Genuine repentance is a deeply personal and individually unique act before God and our neighbor. Repentance has its communal aspects, and if you are lucky others might help you, but no one can repent for another; you can only repent for yourself. So I ask you and I ask myself as we begin this new journey together and as we await the coming of the Lord, what do we need to turn away from? What do we need to let go of? What regrets and resentments are we holding too closely? What negative directions are we facing individually that means we are not working together or with God? What bits of church gossip or mumblings have side tracked us? For what do we need forgiveness from God, others and ourselves? What do we need to do differently to live a life turned towards God? I do not know the answer for you. I only know that, as Ghandi said, the only evil in the world is inside our hearts. That's where the battle should be fought.
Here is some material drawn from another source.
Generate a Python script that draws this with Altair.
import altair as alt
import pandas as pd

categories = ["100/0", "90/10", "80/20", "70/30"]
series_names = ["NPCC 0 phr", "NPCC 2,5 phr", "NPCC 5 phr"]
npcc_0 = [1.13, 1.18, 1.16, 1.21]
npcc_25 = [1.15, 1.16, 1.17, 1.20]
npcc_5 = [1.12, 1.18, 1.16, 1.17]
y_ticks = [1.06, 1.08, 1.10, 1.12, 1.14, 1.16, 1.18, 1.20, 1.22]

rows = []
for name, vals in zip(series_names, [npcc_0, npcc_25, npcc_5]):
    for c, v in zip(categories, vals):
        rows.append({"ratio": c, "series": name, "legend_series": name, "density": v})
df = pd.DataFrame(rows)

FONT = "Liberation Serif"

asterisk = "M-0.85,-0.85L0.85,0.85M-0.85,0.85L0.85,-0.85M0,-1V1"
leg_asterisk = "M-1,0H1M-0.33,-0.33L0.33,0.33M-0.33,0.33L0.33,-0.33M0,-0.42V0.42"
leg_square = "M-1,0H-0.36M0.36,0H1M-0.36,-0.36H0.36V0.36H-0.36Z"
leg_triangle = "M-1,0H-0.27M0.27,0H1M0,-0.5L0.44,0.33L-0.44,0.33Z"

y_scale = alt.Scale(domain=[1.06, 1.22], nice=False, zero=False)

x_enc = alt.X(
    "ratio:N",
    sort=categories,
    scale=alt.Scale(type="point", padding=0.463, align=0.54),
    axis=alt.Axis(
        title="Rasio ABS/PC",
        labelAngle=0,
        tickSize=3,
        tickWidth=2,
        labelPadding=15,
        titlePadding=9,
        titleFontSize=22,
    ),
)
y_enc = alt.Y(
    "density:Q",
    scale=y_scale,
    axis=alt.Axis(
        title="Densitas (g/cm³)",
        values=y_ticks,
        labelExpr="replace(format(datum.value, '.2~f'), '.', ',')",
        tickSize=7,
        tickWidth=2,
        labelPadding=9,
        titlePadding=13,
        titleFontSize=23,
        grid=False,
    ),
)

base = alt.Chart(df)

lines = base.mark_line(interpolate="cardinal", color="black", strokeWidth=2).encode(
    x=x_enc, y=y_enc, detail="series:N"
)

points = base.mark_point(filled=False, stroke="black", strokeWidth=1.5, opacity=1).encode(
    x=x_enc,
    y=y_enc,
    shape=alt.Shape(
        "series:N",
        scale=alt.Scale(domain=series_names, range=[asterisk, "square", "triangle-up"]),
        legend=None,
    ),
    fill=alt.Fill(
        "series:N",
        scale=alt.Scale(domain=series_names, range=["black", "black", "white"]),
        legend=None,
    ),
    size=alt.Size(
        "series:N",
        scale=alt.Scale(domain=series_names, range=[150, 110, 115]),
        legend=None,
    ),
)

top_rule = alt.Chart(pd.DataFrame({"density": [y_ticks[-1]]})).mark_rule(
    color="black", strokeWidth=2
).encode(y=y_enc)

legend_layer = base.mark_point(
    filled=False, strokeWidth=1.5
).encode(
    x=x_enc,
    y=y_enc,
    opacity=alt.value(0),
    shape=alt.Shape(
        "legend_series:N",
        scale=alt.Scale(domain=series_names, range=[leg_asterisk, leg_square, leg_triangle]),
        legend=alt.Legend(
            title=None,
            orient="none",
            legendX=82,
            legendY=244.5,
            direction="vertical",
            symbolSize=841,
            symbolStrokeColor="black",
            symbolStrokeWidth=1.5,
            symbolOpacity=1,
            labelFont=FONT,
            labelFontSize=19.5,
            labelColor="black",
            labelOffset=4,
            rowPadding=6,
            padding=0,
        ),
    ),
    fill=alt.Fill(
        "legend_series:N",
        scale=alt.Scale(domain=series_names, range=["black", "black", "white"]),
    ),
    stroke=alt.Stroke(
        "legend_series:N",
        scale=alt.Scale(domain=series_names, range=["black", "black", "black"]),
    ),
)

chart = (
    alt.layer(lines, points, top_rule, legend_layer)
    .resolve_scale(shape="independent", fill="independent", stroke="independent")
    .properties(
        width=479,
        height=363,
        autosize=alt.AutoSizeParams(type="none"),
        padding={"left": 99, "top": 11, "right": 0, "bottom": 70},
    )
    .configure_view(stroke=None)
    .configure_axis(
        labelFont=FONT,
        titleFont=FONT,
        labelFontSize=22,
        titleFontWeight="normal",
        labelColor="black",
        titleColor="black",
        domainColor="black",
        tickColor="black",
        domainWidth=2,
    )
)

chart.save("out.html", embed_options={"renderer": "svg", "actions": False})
For we have an exciting and wonderful journey ahead of us. There is nothing more beautiful, good or true than following the Christ. How that journey goes will depend partly on how well we have prepared the way in ourselves and in our relationships, in our life together in this place. So, "about face"! Let's step up to the mark and meet the Lord as he comes. And as Paul says may we determine what is best so that we can produce the harvest of righteousness that comes through Jesus Christ for the glory and praise of God.